7. Frequently Asked Questions

1. What is the first step when I receive an image in a security case?

The first step is to preserve the original image file. Save it exactly as received and record how it was shared. Always work on a copy so the original stays unchanged for accurate analysis.

2. Can metadata alone prove where a photo was taken or who created it?

Metadata can provide useful clues like device details and timestamps, but it should not be used alone. Strong conclusions come from combining metadata with logs, platform records, and visual evidence.

3. How do I tell if a screenshot was edited?

Look for UI inconsistencies, font or spacing mismatches, alignment issues, and unusual compression around key areas. Comparing it with a verified screenshot from the same platform helps confirm edits.

4. What is the most useful automated technique for beginners?

OCR is a good starting point. It converts visible text into searchable data such as URLs, usernames, and error codes that can be checked against logs.

5. How should I present my findings to non-technical stakeholders?

Use clear and simple language.
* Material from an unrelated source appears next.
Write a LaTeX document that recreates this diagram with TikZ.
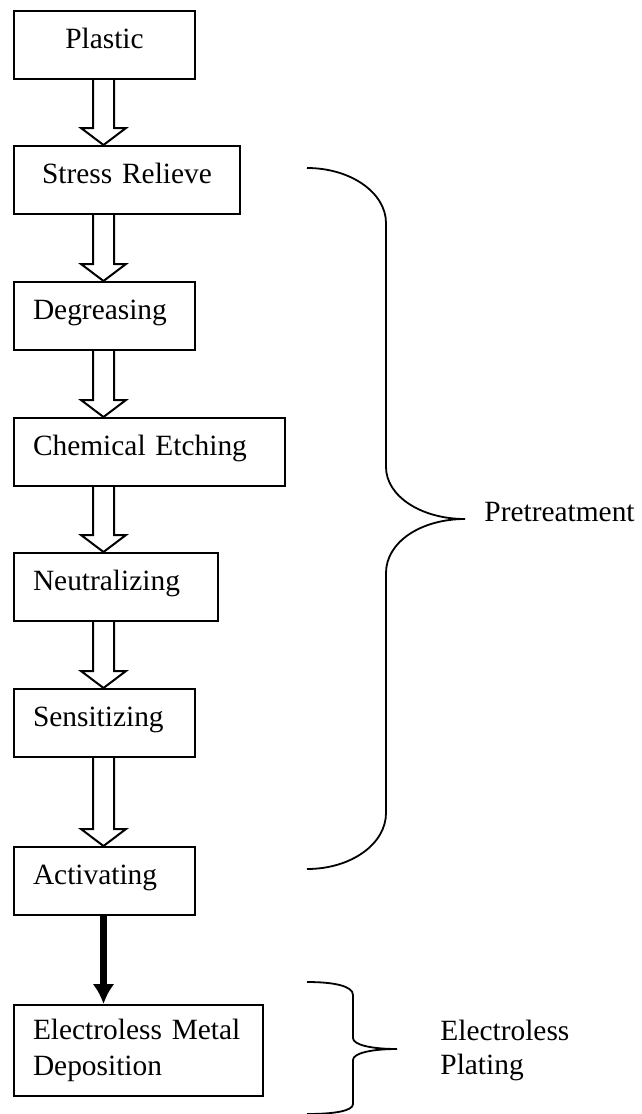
\documentclass[tikz,border=0pt]{standalone}
\usepackage{fontspec}
\setmainfont{Liberation Serif}
\usetikzlibrary{arrows.meta,calc}

\begin{document}
\begin{tikzpicture}[x=0.5pt,y=-0.5pt,>=Latex,
  stepbox/.style={draw,line width=1pt,anchor=north west,minimum height=34pt,
    inner xsep=9.5pt,inner ysep=0pt,text height=9pt,text depth=6pt,
    font=\fontsize{14.7pt}{18pt}\selectfont},
  hollow/.style={line width=1pt,line join=miter},
  brace/.style={line width=0.9pt},
  sidetext/.style={inner sep=0pt,align=left,font=\fontsize{14.7pt}{17pt}\selectfont}]
\useasboundingbox (0,0) rectangle (642,1114);
\coordinate (mid) at (103.5,0);
% process steps
\node[stepbox,text width=71.5pt,align=center] (plastic) at (13,10) {Plastic};
\node[stepbox,text width=94pt,align=center] (stress) at (13,145) {Stress Relieve};
\node[stepbox,text width=71.5pt,align=left] (degrease) at (13,281) {Degreasing};
\node[stepbox,text width=116.5pt,align=left] (etching) at (13,417) {Chemical Etching};
\node[stepbox,text width=83pt,align=left] (neutral) at (13,552) {Neutralizing};
\node[stepbox,text width=71.5pt,align=left] (sensit) at (13,688) {Sensitizing};
\node[stepbox,text width=71.5pt,align=left] (activ) at (13,846) {Activating};
\node[stepbox,text width=105.5pt,align=left,minimum height=45.5pt,
  text height={},text depth={}] (deposit) at (13,1004) {Electroless Metal\\Deposition};
% hollow arrows
\foreach \a/\b in {plastic/stress,stress/degrease,degrease/etching,etching/neutral,neutral/sensit,sensit/activ}
  \draw[hollow] ($(mid |- \a.south)+(-10.5,0)$) -- ($(mid |- \b.north)+(-10.5,-17)$)
    -- ($(mid |- \b.north)+(-22.5,-17)$) -- (mid |- \b.north)
    -- ($(mid |- \b.north)+(22.5,-17)$) -- ($(mid |- \b.north)+(10.5,-17)$)
    -- ($(mid |- \a.south)+(10.5,0)$);
\draw[line width=3.5pt,-{Latex[length=10pt,width=11pt]}] (mid |- activ.south) -- (mid |- deposit.north);
% braces
\coordinate (ptip) at (465,519);
\coordinate (etip) at (397,1049);
\draw[brace] (307,168) .. controls (351,168) and (386,193) .. (386,223) -- (386,467)
  .. controls (386,496) and (421,519) .. (ptip)
  .. controls (421,519) and (386,542) .. (386,573) -- (386,813)
  .. controls (386,844) and (351,869) .. (307,869);
\draw[brace] (307,982) .. controls (334,982) and (353,986) .. (353,995) -- (353,1038)
  .. controls (353,1045) and (372,1049) .. (etip)
  .. controls (372,1049) and (353,1053) .. (353,1060) -- (353,1104)
  .. controls (353,1111) and (334,1114) .. (307,1114);
\node[sidetext,anchor=base west] (pretext) at ($(ptip)+(19,2)$) {Pretreatment};
\node[sidetext,anchor=west] (platetext) at ($(etip)+(43,1)$) {Electroless\\Plating};
\end{tikzpicture}
\end{document}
Separate observations from conclusions, explain what matched or didn’t, and include a confidence level for your findings.

6. What should I store in the case record after finishing analysis?

Store the original image, the working copy, image hashes, metadata and OCR outputs, and a written summary of steps and findings.

7. Does image compression affect forensic analysis?

Yes. Compression can remove metadata and add visual artifacts. Preserving the original file and noting how it was transferred is important.

8. Should I rely on one tool for image analysis?

No. Tools assist analysis but should not be trusted alone. Using multiple methods and cross-checking results improves reliability.